Assim, a localidade de Palhais, com o tempo, foi sendo associada ao topónimo Couce, e também ao de todo aquele espaço, o do Chão do Couce. Entre os motivos para tal, será de referir, em nosso entender, dois: primeiro, o de que junto ao lugar de Palhais foi construído o Paço Real, origem daquele Concelho e razão para este se presumir, depois, como sede da Comarca; segundo, o facto de que, contiguo ao mesmo lugar, mas já em território do Concelho de Penela, foi sediada a Paróquia e construída a Igreja do Chão de Couce dependente de uma Igreja de Penela, visando servir as populações cristãs da área da atual freguesia, então as da parte sul daquele Concelho de Penela e as do minúsculo Concelho de Palhais.

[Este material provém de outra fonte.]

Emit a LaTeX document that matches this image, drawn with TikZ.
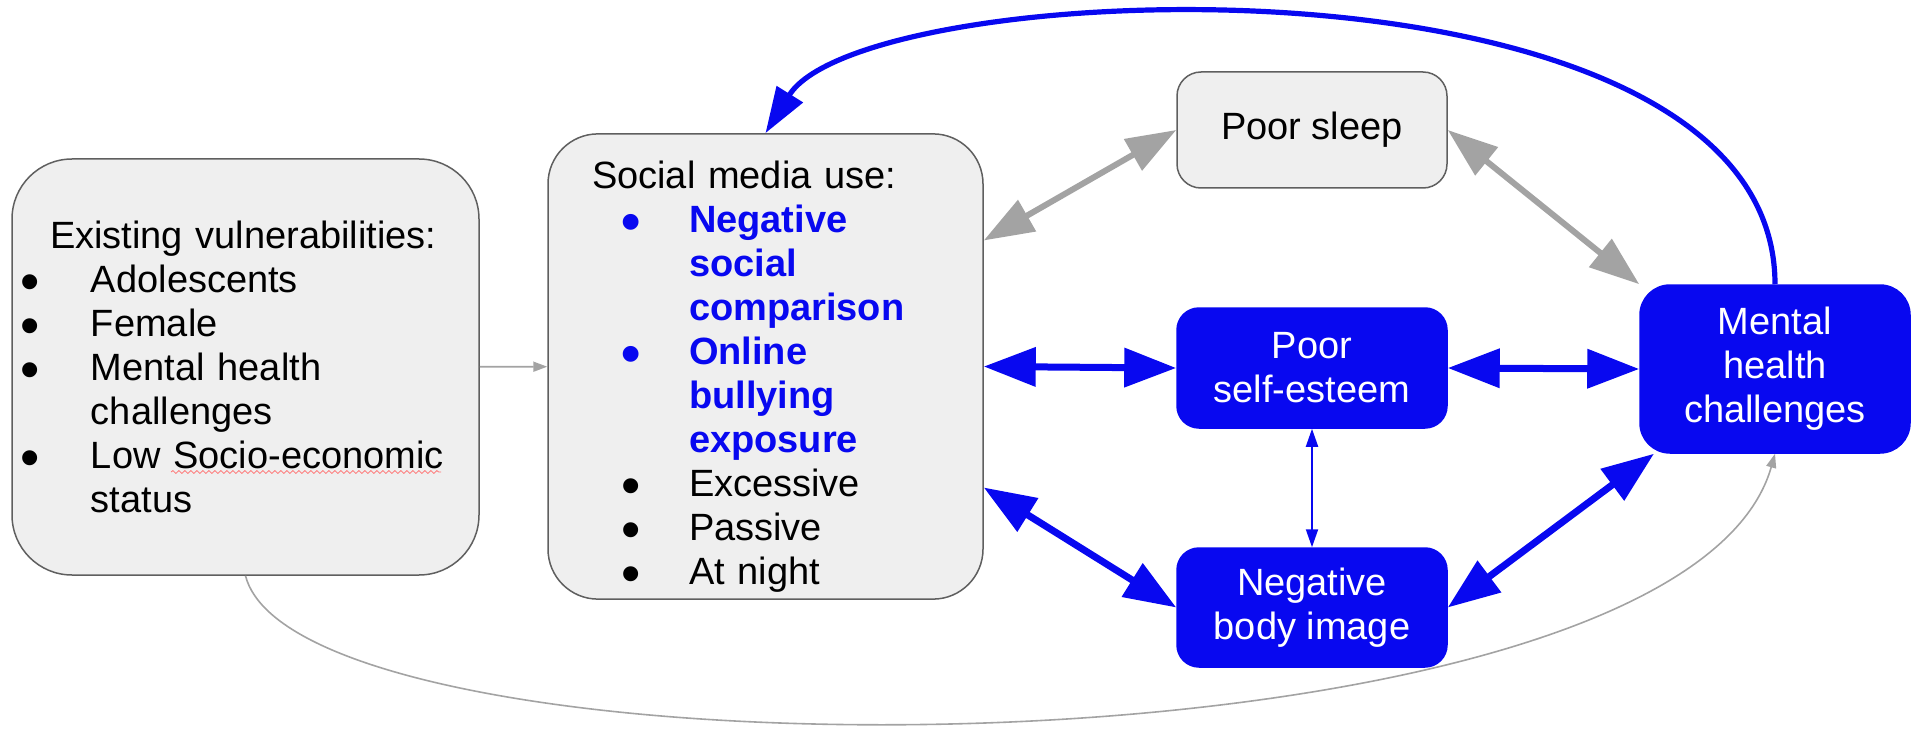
\documentclass[tikz,border=0pt]{standalone}
\usepackage{fontspec}
\usepackage{graphicx}
\setmainfont{Liberation Sans}
\usetikzlibrary{arrows.meta,decorations.pathmorphing}
\definecolor{boxgrey}{RGB}{239,239,239}
\definecolor{edgegrey}{RGB}{95,95,95}
\definecolor{arrowgrey}{RGB}{163,163,163}
\definecolor{linkblue}{RGB}{8,8,240}
\newcommand{\blt}[1]{\makebox[#1][l]{\smash{\raisebox{-4pt}{\scalebox{1.45}{\textbullet}}}}}
\newcommand{\hi}[1]{{\color{linkblue}\bfseries #1}}
\begin{document}
\begin{tikzpicture}[x=0.5pt,y=-0.5pt,
  every node/.style={font=\fontsize{19}{22}\selectfont},
  greybox/.style={draw=edgegrey, line width=0.75pt, fill=boxgrey},
  bluebox/.style={draw=linkblue, line width=0.75pt, fill=linkblue, text=white, align=center, minimum width=135pt},
  bluelink/.style={linkblue, line width=3.5pt, {Triangle[length=26pt,width=19pt]}-{Triangle[length=26pt,width=19pt]}},
  greylink/.style={arrowgrey, line width=3pt, {Triangle[length=25pt,width=17.5pt]}-{Triangle[length=25pt,width=17.5pt]}},
  thinblue/.style={linkblue, line width=1pt, {Triangle[length=9pt,width=6pt]}-{Triangle[length=9pt,width=6pt]}},
  thingrey/.style={arrowgrey, line width=0.8pt, -{Triangle[length=7pt,width=5pt]}},
  loopblue/.style={linkblue, line width=2.6pt, -{Triangle[length=23pt,width=15pt]}}]
\useasboundingbox (0,0) rectangle (1913,733);

\node[greybox, rounded corners=30pt, text width=218.5pt, inner xsep=7.5pt, minimum height=208pt, align=left] (vuln) at (245.5,367) {%
  \hspace*{11.5pt}Existing vulnerabilities:\\
  \hspace*{-3.5pt}\blt{35.5pt}Adolescents\\
  \hspace*{-3.5pt}\blt{35.5pt}Female\\
  \hspace*{-3.5pt}\blt{35.5pt}Mental health\\
  \hspace*{32pt}challenges\\
  \hspace*{-3.5pt}\blt{35.5pt}Low Socio-economic\\
  \hspace*{32pt}status};
\node[greybox, rounded corners=25pt, text width=173.5pt, inner xsep=22pt, minimum height=231.5pt, align=left] (media) at (765.5,366.5) {%
  \rule{0pt}{24pt}Social media use:\\
  \hspace*{14.5pt}\hi{\blt{34pt}Negative}\\
  \hspace*{48.5pt}\hi{social}\\
  \hspace*{48.5pt}\hi{comparison}\\
  \hspace*{14.5pt}\hi{\blt{34pt}Online}\\
  \hspace*{48.5pt}\hi{bullying}\\
  \hspace*{48.5pt}\hi{exposure}\\
  \hspace*{14.5pt}\blt{34pt}Excessive\\
  \hspace*{14.5pt}\blt{34pt}Passive\\
  \hspace*{14.5pt}\blt{34pt}At night};
\node[greybox, rounded corners=12pt, minimum width=135pt, minimum height=58pt] (sleep) at (1312,130) {Poor sleep};
\node[bluebox, rounded corners=11pt, minimum height=60pt] (esteem) at (1312,368) {Poor\\self-esteem};
\node[bluebox, rounded corners=11pt, minimum height=59.5pt] (body) at (1312,607.5) {Negative\\body image};
\node[bluebox, rounded corners=15pt, minimum height=84pt] (mental) at (1775,369) {Mental\\health\\challenges};

\draw[red!55, line width=0.4pt, decorate, decoration={snake, amplitude=0.7pt, segment length=3pt}] (171,472) -- (441,472);

\draw[thingrey] (vuln) -- (media);
\draw[greylink] (media.30) -- (sleep.west);
\draw[greylink] (sleep.east) -- (mental.north west);
\draw[bluelink] (media.east) -- (esteem.west);
\draw[bluelink] (esteem.east) -- (mental.west);
\draw[thinblue] (esteem) -- (body);
\draw[bluelink] (media.-29) -- (body.west);
\draw[bluelink] (body.east) -- (mental.-145);
\draw[loopblue] (mental.north) .. controls +(0,-345) and +(100,-160) .. (media.north);
\draw[thingrey] (vuln.south) .. controls +(55,215) and +(-95,335) .. (mental.south);
\end{tikzpicture}
\end{document}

Ainda que conjuntadas em Comarca no séc. XV, a génese das Cinco Vilas será muito remota, recuando, pelo menos, ao período Romano; isto, considerando, nomeadamente, a estrada que aqui passava e as características orográficas locais: espaço muito amplo, fértil e plano, ou seja, terreno CHÃO, detendo importância estratégica e funcional. Em algum momento foi referenciado a COUCE, palavra esta com múltiplos significados, tais como: extremo, base, parte baixa larga, pancada, cabana, restolho (parte que, depois da ceifa, fica enraizada), etc. Assim, as povoações junto ao mesmo Chão, viram-se associadas em movimentações e atividades. Porém, todas sempre tiveram e mantiveram uma identidade própria distinta.

O Chão de Couce seria, assim, a designação de uma área geográfica, plana e larga, muito cultivada com cereais; produção então muito importante para a subsistência humana e, por isso, repartida territorialmente pelas diversas comunidades concelhias que se foram afirmando, nomeadamente: Avelar, Aguda, Penela, Palhais e Maçãs, sendo que estas, com exceção de Palhais, detinham a maior parte do respetivo território fora do dito Chão do Couce. Recordemos, por exemplo, que a parte mais extensa do Concelho do Avelar estava na zona da Serra Ancestral, a nascente.

Para terminar, importará dizer que, num estudo académico de 2021, da Universidade do Minho, encontrámos uma curiosa e intrigante novidade, porém, sem aí serem identificados os documentos que sustentam a última parte da seguinte afirmação: “(…) Destaca-se aqui também o complexo jurisdicional das 5 vilas de Chão de Couce, ditas também das «5 vilas de Avelar»”.